5. "There is no magic formula or key for what's funny," says Scott Weems, Ph.D., a research scientist at the University of Maryland, College Park, and the author of Ha! The Science of When We Laugh and Why. But, in general, he says, what often makes us laugh is when our brain is expecting one thing and then, in the space of a few words, that expectation is turned on its head. Take the classic Groucho Marx joke: "One morning I shot an elephant in my pajamas. How he got in my pajamas, I don't know."
6. Ten to 15 minutes of daily laughing burns 10 to 40 calories.
7. Our appreciation for the unexpected starts as early as infancy, although on a very basic level. "Parents will notice that they can elicit a giggle from their baby by making a funny face, talking in a funny voice, or playing peekaboo," says Merideth Gattis, Ph.D., a psychologist at Cardiff University, in Wales.
8. British psychologist Richard Wiseman, Ph.D., the author of Quirkology, has revealed clear regional preferences for what we find funny. Americans often like jokes that include a sense of superiority. (Texan: "Where are you from?" Harvard grad: "I come from a place where we do not end our sentences with prepositions." Texan: "OK, where are you from, jackass?") Europeans tend to laugh at jokes that make light of anxiety-provoking topics, like marriage and illness. (A patient says, "Doctor, last night I made a Freudian slip. I was having dinner with my mother-in-law and wanted to say, 'Could you please pass the butter?' But instead I said, 'You silly cow. You have completely ruined my life.'") And Brits? Wiseman finds that they are tickled most by wordplay. (Patient: "Doctor, I've got a strawberry stuck up my bum." Doctor: "I've got some cream for that.")
9. An adult laughs an estimates 15 to 20 times a day.
10. "The same pleasure sensors in the brain that are activated when we eat chocolate become active when we find something funny," says Weems. "It's a natural high." In fact, a 2003 brain-scan study published in the journal Neuron found that the dopamine reward centers and pathways in the brains of subjects lit up when they were treated to a funny cartoon, but not when they were shown an unfunny version.
11. Research has linked laughter with boosts in immune function, pain tolerance, cardiovascular health and maybe even memory retention.
12. A typical 10-minute conversation has an average of 5.8 bouts of laughter.

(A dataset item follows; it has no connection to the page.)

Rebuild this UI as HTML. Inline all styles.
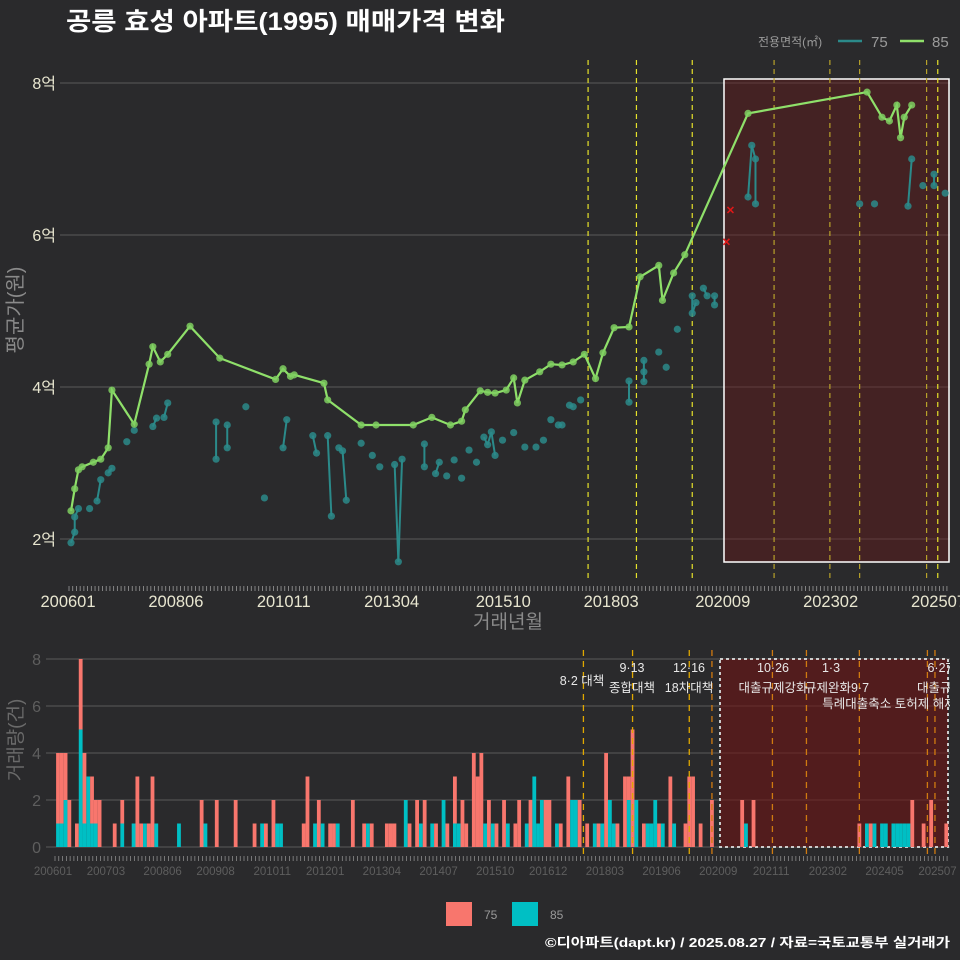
<!DOCTYPE html>
<html><head><meta charset="utf-8">
<style>
html,body{margin:0;padding:0;background:#2a2a2c;}
svg{display:block;font-family:"Liberation Sans","Noto Sans CJK KR",sans-serif;}
</style></head>
<body>
<svg id="chart" width="960" height="960" viewBox="0 0 960 960" xmlns="http://www.w3.org/2000/svg">
<rect x="0" y="0" width="960" height="960" fill="#2a2a2c"/>
<text x="66" y="30" fill="#ffffff" font-size="25" font-weight="bold" textLength="439" lengthAdjust="spacingAndGlyphs">공릉 효성 아파트(1995) 매매가격 변화</text>
<g>
<text x="758" y="46" fill="#9a9a9a" font-size="12">전용면적(㎡)</text>
<line x1="838" y1="41" x2="862" y2="41" stroke="#2b8a8a" stroke-width="2.5"/>
<text x="871" y="47" fill="#9a9a9a" font-size="15">75</text>
<line x1="900" y1="41" x2="924" y2="41" stroke="#8fe06a" stroke-width="2.5"/>
<text x="932" y="47" fill="#9a9a9a" font-size="15">85</text>
</g>
<g id="topPanel"></g>
<g id="botPanel"></g>
<g>
<rect x="446" y="902" width="26" height="24" fill="#F8766D"/>
<text x="484" y="919" fill="#9a9a9a" font-size="12">75</text>
<rect x="512" y="902" width="26" height="24" fill="#00BFC4"/>
<text x="550" y="919" fill="#9a9a9a" font-size="12">85</text>
</g>
<text x="545" y="947" fill="#ffffff" font-size="13" font-weight="bold" textLength="405" lengthAdjust="spacingAndGlyphs">©디아파트(dapt.kr) / 2025.08.27 / 자료=국토교통부 실거래가</text>
</svg>
<script>
// ---- price panel data (억) ----
const months85 = ["200601","200602","200603","200604","200607","200609","200611","200612","200706","200710","200711","200801","200803","200809","200905","201008","201010","201012","201101","201109","201110","201207","201211","201309","201402","201407","201410","201411","201503","201505","201507","201510","201512","201601","201603","201607","201610","201701","201704","201707","201710","201712","201803","201807","201810","201903","201904","201907","201910","202103","202311","202403","202405","202407","202408","202409","202411"];
const price85 = [2.37,2.66,2.91,2.95,3.01,3.05,3.2,3.96,3.51,4.3,4.53,4.33,4.43,4.8,4.38,4.1,4.24,4.14,4.16,4.05,3.83,3.5,3.5,3.5,3.6,3.5,3.55,3.7,3.95,3.93,3.92,3.96,4.12,3.79,4.09,4.2,4.3,4.29,4.33,4.43,4.11,4.45,4.78,4.79,5.45,5.6,5.14,5.5,5.74,7.6,7.88,7.55,7.5,7.71,7.28,7.55,7.71];
const months75 = ["200601","200602","200602","200603","200606","200608","200609","200611","200612","200704","200706","200711","200712","200802","200803","200904","200904","200907","200907","200912","201005","201010","201011","201106","201107","201110","201111","201201","201202","201203","201207","201210","201212","201304","201305","201306","201312","201312","201403","201404","201406","201408","201410","201412","201502","201504","201505","201506","201507","201509","201512","201603","201606","201608","201610","201612","201701","201703","201704","201706","201807","201807","201811","201811","201811","201903","201905","201908","201912","201912","202001","202003","202004","202006","202006","202103","202104","202105","202105","202309","202401","202410","202411","202502","202505","202505","202508"];
const price75 = [1.95,2.09,2.29,2.4,2.4,2.5,2.78,2.87,2.93,3.28,3.43,3.48,3.59,3.6,3.79,3.54,3.05,3.5,3.2,3.74,2.54,3.2,3.57,3.36,3.13,3.36,2.3,3.2,3.16,2.51,3.26,3.1,2.95,2.98,1.7,3.05,3.25,2.95,2.86,3.01,2.83,3.04,2.8,3.17,3.01,3.34,3.24,3.41,3.1,3.3,3.4,3.21,3.21,3.3,3.57,3.5,3.5,3.76,3.74,3.83,3.8,4.08,4.07,4.2,4.35,4.46,4.26,4.76,5.2,4.97,5.11,5.3,5.2,5.2,5.08,6.5,7.18,7.0,6.41,6.41,6.41,6.38,7.0,6.65,6.8,6.65,6.55];
const crossMonths = ["202010","202010"];
const crossPrices = [6.33,5.91];
const yTicks = [2,4,6,8];
const topXLabels = ["200601","200806","201011","201304","201510","201803","202009","202302","202507"];
const topPolicyMonths = ["201708","201809","201912","202110","202301","202309","202503","202506"];
// ---- volume panel data: month index (months since 2006-01), counts ----
const barMonths = [0,1,2,3,5,6,7,8,9,10,11,15,17,20,21,22,23,24,25,26,32,38,39,42,47,52,54,55,57,58,59,65,66,68,69,70,72,73,74,78,81,82,83,87,88,89,92,93,95,96,97,99,100,102,103,105,106,107,108,110,111,112,113,114,115,116,118,119,121,122,124,125,126,127,128,129,130,132,133,135,136,137,138,140,142,143,144,145,146,147,148,150,151,152,153,155,156,157,158,159,160,162,163,166,167,168,170,173,181,182,184,212,214,215,216,218,219,221,222,223,224,225,226,229,231,235];
const count75 = [3,3,2,2,1,3,3,0,2,1, 2,1,1,0,3,1,0,1,3,0, 0,2,0,2,2,1,0,1,2,0, 0,1,3,0,2,0,1,1,0,2, 1,0,1,1,1,1,0,1,2,0, 2,0,1,0,1,2,0,2,1,4, 3,4,0,2,0,1,2,0,1,2, 0,2,0,0,0,2,2,0,1,3, 0,0,2,1,0,1,0,4,0,0, 1,3,1,5,0,1,0,0,0,1, 0,3,0,1,3,3,1,2,2,0, 2,1,0,1,0,0,0,0,0,0, 0,0,2,1,2,1];
const count85 = [1,1,2,0,0,5,1,3,1,1, 0,0,1,1,0,0,1,0,0,1, 1,0,1,0,0,0,1,0,0,1, 1,0,0,1,0,1,0,0,1,0, 0,1,0,0,0,0,2,0,0,1, 0,1,0,2,0,1,1,0,0,0, 0,0,1,0,1,0,0,1,0,0, 1,0,3,1,2,0,0,1,0,0, 2,2,0,0,1,0,1,0,2,1, 0,0,2,0,2,0,1,1,2,0, 1,0,1,0,0,0,0,0,0,1, 0,0,1,0,1,1,1,1,1,1, 1,1,0,0,0,0];
const yTicksBot = [0,2,4,6,8];
const botXLabels = ["200601","200703","200806","200908","201011","201201","201304","201407","201510","201612","201803","201906","202009","202111","202302","202405","202507"];
const botPolicyMonths = [139,152,167,173,189,198,212,230,232];
const annoMonths = [139,152,152,167,167,189,189,204,204,212,220,233,233];
const annoTexts = ["8·2 대책","9·13","종합대책","12·16","18차대책","10·26","대출규제강화","1·3","규제완화","9·7","특례대출축소 토허제 해제","6·27","대출규제"];
const annoRows = [1,0,1,0,1,0,1,0,1,1,2,0,1];

const NS="http://www.w3.org/2000/svg";
function mk(parent,tag,attrs){const e=document.createElementNS(NS,tag);for(const k in attrs)e.setAttribute(k,attrs[k]);parent.appendChild(e);return e;}
function midx(s){return (parseInt(s.slice(0,4))-2006)*12+parseInt(s.slice(4,6))-1;}
const xT=m=>71+m*3.72;
const yT=v=>539-(v-2)*76;
const xB=m=>58+m*3.78;
const yB=v=>847-v*23.5;

const tp=document.getElementById('topPanel');
yTicks.forEach(v=>{
  let l=mk(tp,'line',{x1:60,x2:950,y1:yT(v),y2:yT(v),stroke:'#5a5a5a','stroke-width':1});
  
  
  let t=mk(tp,'text',{x:56,y:yT(v)+6,'text-anchor':'end',fill:'#e8e6d0','font-size':16});
  t.textContent=v+'억';
  
  
});
let hb=mk(tp,'rect',{x:724,y:79,width:225,height:483,fill:'rgba(110,20,20,0.38)',stroke:'#ffffff','stroke-width':1.5});


topPolicyMonths.forEach((s,i)=>{
  const x=xT(midx(s));
  let l=mk(tp,'line',{x1:x,x2:x,y1:60,y2:580,stroke:(i<3||i==7)?'#e6e22a':'#b8a22a','stroke-width':1.2,'stroke-dasharray':'5,4'});
  
  
});
for(let m=0;m<=236;m++){
  let l=mk(tp,'line',{x1:xT(m)-2,x2:xT(m)-2,y1:586,y2:591,stroke:'#9a9a9a','stroke-width':0.8});
  
  
}
topXLabels.forEach(s=>{
  let t=mk(tp,'text',{x:xT(midx(s))-3,y:607,'text-anchor':'middle',fill:'#e8e6d0','font-size':16.5});
  t.textContent=s;
  
  
});
let xt=mk(tp,'text',{x:508,y:628,'text-anchor':'middle',fill:'#8a8a8a','font-size':19});
xt.textContent='거래년월';


let yt=mk(tp,'text',{x:0,y:0,'text-anchor':'middle',fill:'#8a8a8a','font-size':20,transform:'translate(22,310) rotate(-90)'});
yt.textContent='평균가(원)';


for(let i=1;i<months75.length;i++){
  const a=midx(months75[i-1]),b=midx(months75[i]);
  if(b-a<=1){
    let l=mk(tp,'line',{x1:xT(a),y1:yT(price75[i-1]),x2:xT(b),y2:yT(price75[i]),stroke:'#2b8a8a','stroke-width':2});
    
    
  }
}
months75.forEach((s,i)=>{
  let c=mk(tp,'circle',{cx:xT(midx(s)),cy:yT(price75[i]),r:3.6,fill:'#2b8a8a','fill-opacity':0.85});
  
  
});
let d=months85.map((s,i)=>(i?'L':'M')+xT(midx(s)).toFixed(1)+','+yT(price85[i]).toFixed(1)).join(' ');
let p=mk(tp,'path',{d:d,fill:'none',stroke:'#8fe06a','stroke-width':2.2});


months85.forEach((s,i)=>{
  let c=mk(tp,'circle',{cx:xT(midx(s)),cy:yT(price85[i]),r:3.6,fill:'#7fcf60','fill-opacity':0.85});
  
  
});
crossMonths.forEach((s,i)=>{
  const x=xT(midx(s))+(i?-3:1),y=yT(crossPrices[i]);
  let c=mk(tp,'path',{d:`M${x-3},${y-3}L${x+3},${y+3}M${x-3},${y+3}L${x+3},${y-3}`,stroke:'#e01818','stroke-width':1.5});
  
  
});

const bp=document.getElementById('botPanel');
yTicksBot.forEach(v=>{
  let l=mk(bp,'line',{x1:46,x2:950,y1:yB(v),y2:yB(v),stroke:'#5a5a5a','stroke-width':1});
  
  
  let t=mk(bp,'text',{x:41,y:yB(v)+6,'text-anchor':'end',fill:'#5e5e5e','font-size':16});
  t.textContent=v;
  
  
});
let bb=mk(bp,'rect',{x:720,y:659,width:228,height:188,fill:'rgba(110,20,20,0.6)',stroke:'#cccccc','stroke-width':2,'stroke-dasharray':'3,3'});


barMonths.forEach((m,i)=>{
  const x=xB(m)-1.9,w=3.8;
  const c85=count85[i]||0,c75=count75[i]||0;
  if(c85>0){
    let r=mk(bp,'rect',{x:x,y:yB(c85),width:w,height:c85*23.5,fill:'#00BFC4'});
    
    
  }
  if(c75>0){
    let r=mk(bp,'rect',{x:x,y:yB(c85+c75),width:w,height:c75*23.5,fill:'#F8766D'});
    
    
  }
});
botPolicyMonths.forEach((m,i)=>{
  let l=mk(bp,'line',{x1:xB(m),x2:xB(m),y1:650,y2:857,stroke:i<3?'#e0a800':'#d07a10','stroke-width':1.3,'stroke-dasharray':'6,5'});
  
  
});
for(let m=0;m<=236;m++){
  let l=mk(bp,'line',{x1:xB(m)-3,x2:xB(m)-3,y1:856,y2:861,stroke:'#9a9a9a','stroke-width':0.7});
  
  
}
botXLabels.forEach(s=>{
  let t=mk(bp,'text',{x:xB(midx(s))-5,y:875,'text-anchor':'middle',fill:'#5e5e5e','font-size':11.5});
  t.textContent=s;
  
  
});
let byt=mk(bp,'text',{x:0,y:0,'text-anchor':'middle',fill:'#6a6a6a','font-size':19,transform:'translate(22,740) rotate(-90)'});
byt.textContent='거래량(건)';


const clip=mk(bp,'clipPath',{id:'bclip'});
mk(clip,'rect',{x:0,y:640,width:950,height:230});
const ag=mk(bp,'g',{'clip-path':'url(#bclip)'});
const annoX=[582,632,632,689,689,773,773,831,828,860,889,940,940];
annoTexts.forEach((s,i)=>{
  let t=mk(ag,'text',{x:annoX[i],y:[672,692,708][annoRows[i]]-(i==0?7:0),'text-anchor':'middle',fill:'#e8e8e8','font-size':12.5});
  t.textContent=s;
  
  
});
</script>
</body></html>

13. Even those with zero sense of humor can reap the benefits of laughter. How? Fake it. A 2002 study in Psychological Reports reveals that forcing yourself to laugh (or even just to smile) can improve your mood. The human brain is not able to distinguish spontaneous laughter from self-induced; therefore the corresponding health-related benefits are alleged to be alike, according to a 2010 report in Alternative Therapies in Health and Medicine by Ramon Mora-Ripoll, M.D., Ph.D., an advisory board member of the Laughter Online University, a supplier of online laughter education.